Wheaton doubts the veracity of the discovery of alewife bones near Spednic, and says the archeological dig where the bones were found would have been nearly a mile into the woods before dams were built.
That scenario seems far-fetched to him.
“Indians were smart. They paddled on the lakes. They didn’t take their canoes way back into the woods and start cooking alewives,” Wheaton said.
In addition, Wheaton said blaming the fluctuating draw-downs on dammed impoundments for the demise of Spednic bass makes little sense. Draw-downs were taking place well before the collapse, even before and during the years when national magazines were heralding the lake as one of the best smallmouth fisheries in the world, he said.
Tobey said the St. Croix River area has been researched exhaustively over the years, and no other evidence of historic alewife passage well upstream can be documented.
“There’s probably been more effort in archeological digging in the St. Croix waterway than anywhere in Maine,” Tobey said. “And they have yet to report any alewife bones in any of these old traditional campsites.”
Wheaton also takes issue with the belief alewives wouldn’t feed aggressively on the young of other fish.
He says he’s seen evidence to the contrary.
“When you start catching anadromous alewives on Mooselook wobblers, gray ghost flies, Gov. Aiken flies, [those fish] aren’t eating plankton. They’re after meat,” Wheaton said. “We were catching [alewives] 17 inches long on Mooselook wobblers [on Spednic Lake].”
Passamaquoddy Gov. Bill Nicholas said tribal members have a long history of utilizing alewives for sustenance. That’s a tradition that continues today.
But he said allowing alewives upstream on the St.

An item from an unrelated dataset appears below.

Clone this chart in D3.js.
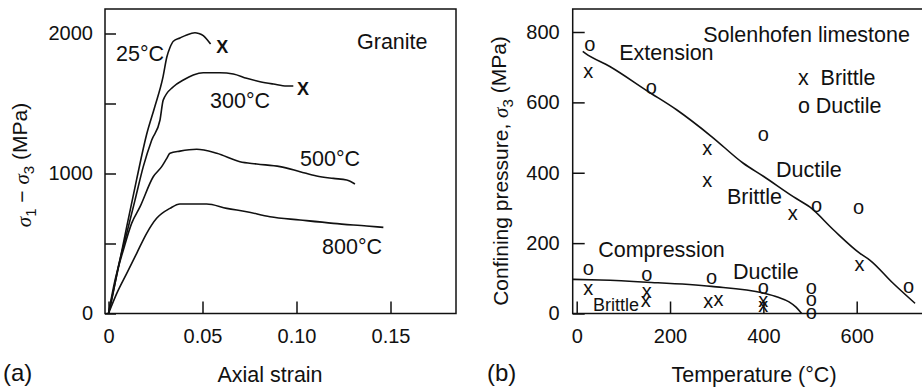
<!DOCTYPE html>
<html><head><meta charset="utf-8">
<script src="https://cdn.jsdelivr.net/npm/d3@7"></script>
<style>
body{margin:0;background:#fff}
svg{display:block}
text{font-family:"Liberation Sans",Arial,Helvetica,sans-serif;fill:#111}
</style></head><body>
<svg id="c" width="922" height="389"></svg>
<script>
// ---------- Panel (a): Granite stress–strain ----------
const xTicksA = [0, 0.05, 0.10, 0.15];
const xTickLabelsA = ["0", "0.05", "0.10", "0.15"];
const yTicksA = [0, 500, 1000, 1500, 2000];
const yTickLabelsA = ["0", "", "1000", "", "2000"];

const curve25 = [[0,0],[0.005,310],[0.0097,620],[0.015,960],[0.0203,1280],[0.0247,1480],[0.029,1690],[0.031,1830],[0.0327,1900],[0.0345,1945],[0.038,1968],[0.0416,1990],[0.046,2005],[0.048,2000],[0.0504,1985],[0.0525,1955],[0.0543,1925]];
const curve300 = [[0,0],[0.0017,96],[0.0052,334],[0.0097,573],[0.0141,810],[0.0185,1049],[0.023,1239],[0.0274,1382],[0.0291,1524],[0.0345,1620],[0.0398,1668],[0.0451,1704],[0.0504,1720],[0.0593,1720],[0.0664,1711],[0.0735,1680],[0.0806,1656],[0.0877,1639],[0.0948,1625],[0.0983,1625]];
const curve500 = [[0,0],[0.0035,239],[0.0079,454],[0.0123,644],[0.0168,763],[0.0238,977],[0.0283,1049],[0.031,1108],[0.0327,1144],[0.038,1160],[0.0469,1173],[0.0576,1144],[0.0699,1084],[0.0788,1068],[0.0912,1049],[0.1019,1013],[0.1107,982],[0.1196,965],[0.1267,954],[0.1311,925]];
const curve800 = [[0,0],[0.0044,144],[0.0097,287],[0.015,430],[0.0203,573],[0.0256,680],[0.0327,751],[0.038,782],[0.0522,782],[0.0629,751],[0.0735,727],[0.0859,691],[0.1019,668],[0.1196,644],[0.1373,625],[0.1462,615]];
const failureA = [[0.0605,1905],[0.1035,1605]];
const curveLabelsA = [["25°C",0.004,1804],["300°C",0.054,1468],["500°C",0.1019,1054],["800°C",0.1136,425]];

// ---------- Panel (b): Solenhofen limestone ----------
const xTicksB = [0, 200, 400, 600];
const yTicksB = [0, 200, 400, 600, 800];
const extensionLine = [[13,745],[18,740],[71,702],[153,631],[214,579],[289,503],[357,427],[400,390],[464,332],[500,302],[550,238],[607,171],[628,152],[678,86],[725,29]];
const compressionLine = [[-8,97],[50,95],[150,89],[289,77],[400,58],[430,47],[455,33],[470,18],[482,0]];
const brittleT = [25,280,280,463,606,25,150,148,282,304,400,400];
const brittleP = [684,467,374,280,136,67,58,33,31,36,35,20];
const ductileT = [28,160,400,514,604,711,25,150,289,400,503,503,503];
const ductileP = [762,639,506,303,299,75,126,109,100,70,72,38,0];

const svg = d3.select("#c");
const ink = "#111";

// ===== Panel (a) =====
const xA = d3.scaleLinear().domain([0, 0.15]).range([108.5, 390.5]);
const yA = d3.scaleLinear().domain([0, 2000]).range([313.5, 33.5]);
const gA = svg.append("g");
const frameA = {l:105, r:456, t:9, b:yA(0)};
gA.append("rect").attr("x",frameA.l).attr("y",frameA.t)
  .attr("width",frameA.r-frameA.l).attr("height",frameA.b-frameA.t)
  .attr("fill","none").attr("stroke",ink).attr("stroke-width",1.5);

const axA_x = gA.append("g").attr("transform",`translate(0,${frameA.b})`)
  .call(d3.axisBottom(xA).tickValues(xTicksA).tickSize(-12).tickPadding(15)
    .tickFormat((d,i)=>xTickLabelsA[i]));
const axA_y = gA.append("g").attr("transform",`translate(${frameA.l},0)`)
  .call(d3.axisLeft(yA).tickValues(yTicksA).tickSize(-11).tickPadding(12)
    .tickFormat((d,i)=>yTickLabelsA[i]));
[axA_x, axA_y].forEach(ax=>{
  ax.select(".domain").remove();
  ax.selectAll(".tick line").attr("stroke",ink).attr("stroke-width",1.5);
  ax.selectAll(".tick text").attr("fill",ink).style("font-size","20px")
    .style("font-family",'"Liberation Sans",Arial,sans-serif');
});

const lineA = d3.line().x(d=>xA(d[0])).y(d=>yA(d[1])).curve(d3.curveMonotoneX);
[curve25, curve300, curve500, curve800].forEach(c=>{
  gA.append("path").attr("d",lineA(c)).attr("fill","none")
    .attr("stroke",ink).attr("stroke-width",1.6);
});
gA.selectAll("text.fail").data(failureA).join("text").attr("class","fail")
  .attr("x",d=>xA(d[0])).attr("y",d=>yA(d[1])).attr("dy","0.36em")
  .attr("text-anchor","middle").style("font-size","18px").style("font-weight","bold").text("X");
gA.selectAll("text.cl").data(curveLabelsA).join("text").attr("class","cl")
  .attr("x",d=>xA(d[1])).attr("y",d=>yA(d[2])).style("font-size","21.5px").text(d=>d[0]);
gA.append("text").attr("x",xA(0.1322)).attr("y",yA(1889)).style("font-size","21.5px").text("Granite");

gA.append("text").attr("x",270).attr("y",382)
  .attr("text-anchor","middle").style("font-size","21.5px").text("Axial strain");
gA.append("text").attr("x",3).attr("y",381).style("font-size","24px").text("(a)");

const ylabA = gA.append("text").attr("transform","translate(31,165) rotate(-90)")
  .attr("text-anchor","middle").style("font-size","21px");
ylabA.append("tspan").style("font-family",'"Liberation Serif","Times New Roman",serif').style("font-style","italic").text("σ");
ylabA.append("tspan").attr("dy","0.3em").style("font-size","15px").text("1");
ylabA.append("tspan").attr("dy","-0.3em").text(" − ");
ylabA.append("tspan").style("font-family",'"Liberation Serif","Times New Roman",serif').style("font-style","italic").text("σ");
ylabA.append("tspan").attr("dy","0.3em").style("font-size","15px").text("3");
ylabA.append("tspan").attr("dy","-0.3em").text(" (MPa)");

// ===== Panel (b) =====
const xB = d3.scaleLinear().domain([0, 600]).range([576.7, 856.7]);
const yB = d3.scaleLinear().domain([0, 800]).range([313.5, 32]);
const gB = svg.append("g");
const frameB = {l:572.7, r:930, t:9, b:yB(0)};
gB.append("rect").attr("x",frameB.l).attr("y",frameB.t)
  .attr("width",frameB.r-frameB.l).attr("height",frameB.b-frameB.t)
  .attr("fill","none").attr("stroke",ink).attr("stroke-width",1.5);

const axB_x = gB.append("g").attr("transform",`translate(0,${frameB.b})`)
  .call(d3.axisBottom(xB).tickValues(xTicksB).tickSize(-12).tickPadding(15).tickFormat(d3.format("d")));
const axB_y = gB.append("g").attr("transform",`translate(${frameB.l},0)`)
  .call(d3.axisLeft(yB).tickValues(yTicksB).tickSize(-12).tickPadding(13).tickFormat(d3.format("d")));
[axB_x, axB_y].forEach(ax=>{
  ax.select(".domain").remove();
  ax.selectAll(".tick line").attr("stroke",ink).attr("stroke-width",1.5);
  ax.selectAll(".tick text").attr("fill",ink).style("font-size","20px")
    .style("font-family",'"Liberation Sans",Arial,sans-serif');
});

const lineB = d3.line().x(d=>xB(d[0])).y(d=>yB(d[1])).curve(d3.curveMonotoneX);
[extensionLine, compressionLine].forEach(c=>{
  gB.append("path").attr("d",lineB(c)).attr("fill","none")
    .attr("stroke",ink).attr("stroke-width",1.6);
});

const brittle = brittleT.map((t,i)=>[t,brittleP[i]]);
const ductile = ductileT.map((t,i)=>[t,ductileP[i]]);
gB.selectAll("text.br").data(brittle).join("text").attr("class","br")
  .attr("x",d=>xB(d[0])).attr("y",d=>yB(d[1])).attr("dy","0.27em")
  .attr("text-anchor","middle").style("font-size","20px").text("x");
gB.selectAll("text.du").data(ductile).join("text").attr("class","du")
  .attr("x",d=>xB(d[0])).attr("y",d=>yB(d[1])).attr("dy","0.27em")
  .attr("text-anchor","middle").style("font-size","20px").text("o");

const annB = [
  ["Solenhofen limestone",271,772,21.5],
  ["Extension",91,720,21.5],
  ["x  Brittle",474,649,21.5],
  ["o Ductile",474,570,21.5],
  ["Ductile",427,388,21.5],
  ["Brittle",322,311,21.5],
  ["Compression",46,161,21.5],
  ["Ductile",335,98,21.5],
  ["Brittle",35,7,18]
];
gB.selectAll("text.ann").data(annB).join("text").attr("class","ann")
  .attr("x",d=>xB(d[1])).attr("y",d=>yB(d[2])).style("font-size",d=>d[3]+"px")
  .style("white-space","pre").text(d=>d[0]);

gB.append("text").attr("x",754).attr("y",382).attr("text-anchor","middle")
  .style("font-size","21.5px").text("Temperature (°C)");
gB.append("text").attr("x",487).attr("y",381).style("font-size","24px").text("(b)");

const ylabB = gB.append("text").attr("transform","translate(508,171) rotate(-90)")
  .attr("text-anchor","middle").style("font-size","21px");
ylabB.append("tspan").text("Confining pressure, ");
ylabB.append("tspan").style("font-family",'"Liberation Serif","Times New Roman",serif').style("font-style","italic").text("σ");
ylabB.append("tspan").attr("dy","0.3em").style("font-size","15px").text("3");
ylabB.append("tspan").attr("dy","-0.3em").text(" (MPa)");
</script>
</body></html>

Croix without knowing exactly what might happen would be a mistake.
“I don’t think anyone knows what the direct impact of that could be,” said Nicholas, who served as the chief game warden for the Passamaquoddy tribe before being elected governor. “It doesn’t just impact the fishery itself. It impacts the people that are making a living from that resource.”
The well-being of the people who rely on the existing fisheries, even if those fisheries been altered by outside forces for years and years, is a top concern, Nicholas said.
“Washington County is a suppressed area that doesn’t have a lot of jobs to choose from,” Nicholas said. “If there’s an impact from the alewives at this point that has a drastic impact on [tribal and nontribal guides] making their living, we could be seeing more ghost towns in our area.”
That’s not acceptable, he said. If LD 1957 is passed, he also fears the financial burden that could be felt.
“Who’s going to monitor [the fish passage quotas]? Who’s going to be fiscally responsible for it?” Nicholas asked.
Tobey said he hopes people recognize that the Grand Lake Stream area guides aren’t selfish, and aren’t merely looking out for themselves on the alewife issue.
He points at recent land trusts established Down East that have preserved hundreds of thousands of acres. The sporting camp owners and guides played key roles in those projects, and in one particular project helped raise $34 million.
“We protected a culture and a heritage and a tradition, and also an economic engine that drives us Down East,” Tobey said.
Wheaton echoed the sentiment, and said the guides are just trying to preserve what they’ve already got … and avoid a course of action that might take all of that away.
Being cautious, he said, is important.
“If this fishery is lost, it’s probably going to take 25 years to lose it, but it’ll take you 100 years to get it back,” Wheaton said. “Don’t you think we ought to stop and think about this a little bit?”